The building of an empire
So Marilyn finds the love of her life. She stays friends with her ex-partner, Richard, and they even meet up for their wedding anniversary every year. James tells me his dad used to toast to their ‘best year yet’ at each anniversary.
But after spending his life trapped in the closet, Richard burst out.
James said: ‘It was a bit of a bizarre situation where I realized that we were going out clubbing at the same time and he was taking the same amount, if not more, drugs than me.
‘But I was happy for him because he was exploring this new world.’
Richard didn’t drink, but he started taking MDMA. James, a young man, saw the upsides to this. After all, he now had a fun dad and a steady supply of ecstasy for parties. However, this was not the only avenue Richard was exploring: he dove in the deep end of sex.
At one point mentioned in the book, James visits his father’s flat with a McDonald’s. Rather than a simple meal with his dad, he walks in on a multi-man gang bang.
As traumatic as that would be for the rest of us, this wasn’t what pushed James over the edge. Richard took more and more drugs. He moved from E to crystal meth, and shifted from just taking to selling. In fact, using his skills as a businessman, it wasn’t long before he sat at the head of a drug empire.
How did he get there?
James has an idea: ‘He was a successful businessman. He didn’t need the money. It was a way to meet men.
‘He would go to clubs and men would come up to him and start chatting. But he was very shy and very uncomfortable. As an older man he just didn’t know how to continue the conversation.
‘Then he noticed that when he went to his drug dealer at the time, the dealer was the focal point in that group dynamic. He was sort of leading it and got a lot of attention.’

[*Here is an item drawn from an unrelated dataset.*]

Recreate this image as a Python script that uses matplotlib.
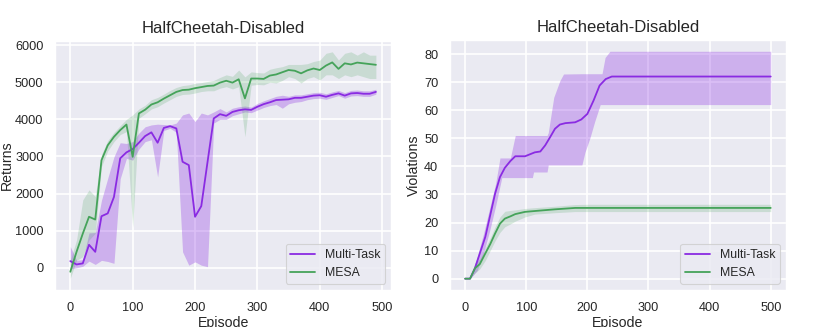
import matplotlib

matplotlib.use("Agg")

import matplotlib.pyplot as plt
import numpy as np
import seaborn as sns

# ---- returns (left panel), one value every 10 episodes ----
episodes = np.arange(0, 500, 10)

mt_ret = [180, 90, 118, 620, 430, 1390, 1466, 1910, 2950, 3110,
          3200, 3370, 3550, 3650, 3370, 3770, 3817, 3755, 2857, 2767,
          1375, 1662, 2847, 4025, 4140, 4095, 4200, 4245, 4270, 4255,
          4340, 4410, 4460, 4520, 4530, 4540, 4580, 4580, 4610, 4640,
          4650, 4610, 4660, 4700, 4640, 4700, 4710, 4690, 4690, 4740]
mt_ret_lo = [-30, 0, 40, 180, 90, 200, 170, 120, 2400, 2950,
             2900, 3200, 3400, 3450, 2450, 3700, 3760, 3650, 430, 70,
             160, 70, 30, 3900, 4000, 4000, 4100, 4150, 4200, 4180,
             4250, 4320, 4370, 4400, 4300, 4420, 4460, 4480, 4530, 4560,
             4570, 4540, 4590, 4640, 4570, 4630, 4640, 4620, 4620, 4680]
mt_ret_hi = [570, 200, 220, 940, 950, 1820, 2410, 2990, 3370, 3350,
             3400, 3630, 3800, 3850, 3870, 3860, 3850, 3900, 4120, 4170,
             3940, 4170, 4120, 4200, 4290, 4200, 4300, 4340, 4360, 4330,
             4430, 4500, 4560, 4620, 4650, 4620, 4660, 4660, 4690, 4720,
             4730, 4690, 4740, 4780, 4720, 4780, 4790, 4770, 4770, 4810]

mesa_ret = [-107, 430, 920, 1375, 1300, 2900, 3300, 3530, 3710, 3860,
            2990, 4160, 4260, 4400, 4460, 4560, 4650, 4740, 4790, 4800,
            4840, 4870, 4900, 4910, 4990, 5040, 4990, 5080, 4565, 5100,
            5100, 5090, 5180, 5210, 5270, 5330, 5310, 5240, 5320, 5370,
            5330, 5450, 5535, 5360, 5510, 5480, 5530, 5510, 5490, 5470]
mesa_ret_lo = [-280, 200, 300, 750, 930, 2730, 3150, 3400, 3590, 3670,
               1100, 4030, 4150, 4280, 4340, 4440, 4530, 4620, 4670, 4680,
               4710, 4750, 4770, 4770, 4840, 4880, 4820, 4880, 3530, 4920,
               4940, 4930, 5000, 4980, 5050, 5150, 5100, 4980, 5100, 5150,
               5060, 5200, 5200, 5100, 5200, 5150, 5200, 5150, 5100, 5100]
mesa_ret_hi = [200, 750, 1830, 2100, 1920, 3050, 3430, 3650, 3830, 4000,
               4120, 4280, 4380, 4530, 4590, 4680, 4780, 4860, 4910, 4930,
               4970, 4990, 5020, 5050, 5130, 5200, 5160, 5330, 5145, 5280,
               5260, 5250, 5350, 5390, 5420, 5480, 5480, 5480, 5500, 5560,
               5595, 5780, 5820, 5600, 5780, 5820, 5730, 5820, 5730, 5730]

# ---- violations (right panel), breakpoints ----
mt_viol_ep = [0, 8, 16, 24, 33, 41, 49, 57, 65, 74, 82, 98, 106, 114, 123,
              131, 139, 147, 155, 164, 180, 190, 200, 210, 220, 230, 240, 500]
mt_viol = [0, 0, 3.7, 9, 14.9, 22.6, 30.3, 36.2, 39.5, 41.9, 43.6, 43.6, 44.3,
           45, 45.3, 47.5, 50.4, 53.4, 54.9, 55.4, 55.7, 56.7, 58.7, 63.4,
           68.8, 71.1, 72, 72]

mt_band_ep = [0, 8, 20, 30, 40, 50, 57, 60, 74, 82, 110, 112, 134, 136, 145,
              155, 161, 191, 196, 204, 212, 221, 224, 229, 237, 500]
mt_viol_lo = [0, 0, 3, 9, 17, 26, 33, 36, 36, 36, 36, 38, 38, 40.5, 40.5,
              40.5, 40.5, 40.5, 45, 50, 56, 62, 62, 62, 62, 62]
mt_viol_hi = [0, 0, 8, 16, 25, 34, 43, 43, 43, 51, 51, 51, 51, 52, 64.6,
              70.5, 72.9, 73, 73, 73, 73, 73, 73, 78.8, 81, 81]

mesa_viol_ep = [0, 8, 16, 24, 33, 41, 49, 57, 65, 74, 82, 98, 114, 147, 180,
                200, 500]
mesa_viol = [0, 0, 3.7, 5.2, 9, 12.3, 16.1, 19.6, 21.4, 22.2, 23, 23.8, 24.1,
             24.7, 25.2, 25.2, 25.2]
mesa_viol_lo = [0, 0, 2, 3.5, 6.5, 10, 13.5, 16.5, 18.5, 19.5, 20.5, 22, 23,
                23.5, 23.9, 23.9, 23.9]
mesa_viol_hi = [0, 0, 5.5, 7, 11, 14.5, 18.5, 22, 24, 24.3, 24.5, 25, 25.3,
                25.8, 26.4, 26.5, 26.5]

MT_COLOR = "#8a2be2"
MESA_COLOR = "#45a35a"

sns.set_theme(context="paper", style="darkgrid")
plt.rcParams["font.family"] = ["Liberation Sans", "DejaVu Sans"]
plt.rcParams["xtick.labelsize"] = 9.2
plt.rcParams["ytick.labelsize"] = 9.2
plt.rcParams["axes.labelsize"] = 10.2
plt.rcParams["grid.linewidth"] = 1.2

fig = plt.figure(figsize=(8.3, 3.27), dpi=100)
ax1 = fig.add_axes([0.0663, 0.113, 0.405, 0.762])
ax2 = fig.add_axes([0.542, 0.113, 0.405, 0.765])


def draw(ax, x, y, lo, hi, color, label, band_x=None, band_alpha=0.3):
    bx = x if band_x is None else band_x
    ax.fill_between(bx, lo, hi, color=color, alpha=band_alpha, linewidth=0)
    ax.plot(x, y, color=color, linewidth=1.3, label=label)


draw(ax1, episodes, mt_ret, mt_ret_lo, mt_ret_hi, MT_COLOR, "Multi-Task")
draw(ax1, episodes, mesa_ret, mesa_ret_lo, mesa_ret_hi, MESA_COLOR, "MESA",
     band_alpha=0.2)
ax1.set_xlim(-24.5, 514.5)
ax1.set_ylim(-600, 6115)
ax1.set_xticks([0, 100, 200, 300, 400, 500])
ax1.set_ylabel("Returns", labelpad=1)

draw(ax2, mt_viol_ep, mt_viol, mt_viol_lo, mt_viol_hi, MT_COLOR, "Multi-Task",
     band_x=mt_band_ep)
draw(ax2, mesa_viol_ep, mesa_viol, mesa_viol_lo, mesa_viol_hi, MESA_COLOR,
     "MESA", band_alpha=0.2)
ax2.set_xlim(-25, 525)
ax2.set_ylim(-4.05, 85.05)
ax2.set_xticks([0, 100, 200, 300, 400, 500])
ax2.set_ylabel("Violations", labelpad=2)

for ax in (ax1, ax2):
    ax.set_title("HalfCheetah-Disabled", fontsize=12)
    ax.set_xlabel("Episode", labelpad=2)
    ax.legend(loc="lower right", fontsize=8.8)

fig.savefig("out.png", dpi=100)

By this point Richard was a meth addict. If this wasn’t hard enough on James, his mum was diagnosed with ovarian cancer.
Marilyn, unfortunately, died.
Father and son are both heartbroken. Richard spirals out of control – Marilyn was his emotional rock and without her, there’s nothing holding him back. He sells more drugs and stops taking precautions, leaving a trail of evidence in the path of his grief. James’ mental health crashes and he reaches rock bottom.
‘At one point he offers [crystal meth] to me. And I take it. I have it a few times after that as well.
‘Part of the reason I did that was because my reference points are falling away. My mom’s died. Then I also felt that he was done, he was dying, the meth was killing my father.
‘He only had a certain amount of time left to live. So let’s spend as much time with him as possible. Father-son quality time, even though it’s dysfunctional.’
However, this couldn’t continue. James faced two options: cut him out of his life and maybe never see him again, or report him to the police and let him face the wrath of prison. He chose neither – unable to make decide his father’s fate.
Eventually, the law caught up with Richard. Police found £1.5 million worth of meth and other drugs in his flat in 2009, which is believed to be the biggest meth bust in the UK at that point. He admitted to dealing and was then jailed for eight years.
Richard missed James’ wedding to his now-wife, as well as the birth of his granddaughter.
But James insists being caught by the police was the best thing to ever happen to his dad – and their relationship.
‘Even though him being arrested was traumatic, it was a relief. Because it saved his life. He called me up the day he was arrested from prison.
‘His voice was back to normal. I could just tell. He didn’t just survive in prison. He re-found himself.’